Have you ever had the opportunity to ask someone to pay really close attention to how you speak in conversations? Maybe it was to type out word for word a recorded conversation or presentation you made. You should because this is such a powerful learning opportunity.
Recently, I asked my Executive Concierge, Shannon Berry, type up a teleseminar recording for me...word for word. I was pleased to see it was not full of "ahs" or "ums" however, I was shocked to read the number of times I said "So" and "Now". These are filler words just like "ums", "ahs" and "well". They don't add anything to a conversation. In fact, they may actually detract from the conversation. Too many fillers can leave a speaker looking nervous, unprepared, even uncertain of the material they are presenting. Of course, this is not necessarily true but, it will most likely have the audience thinking these things.
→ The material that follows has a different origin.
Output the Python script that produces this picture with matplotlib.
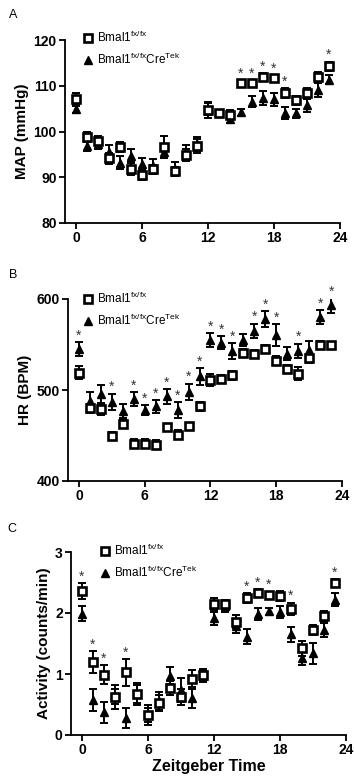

Communication and presentation skills always require practicing and critiquing. It is interesting because it makes you aware of the filler words that add nothing but take up valuable space in a conversation. I encourage you, just for fun, and of course for learning, to tape record some of your conversations or presentations and see what you can discover about yourself. Make note of the words you hear yourself repeating, count how many times you say them. Ask yourself, does the repetition of this word add or take away from my message? Develop a plan, some way that you can be reminded when you start to repeat that word or even other words. We often tend to use substitutions instead of pure omissions when trying to change. Have a friend or assistant give you some sort of signal when you start to use words repetitively, whatever works best for you and your situation. Life is richer when you continually learn and grow.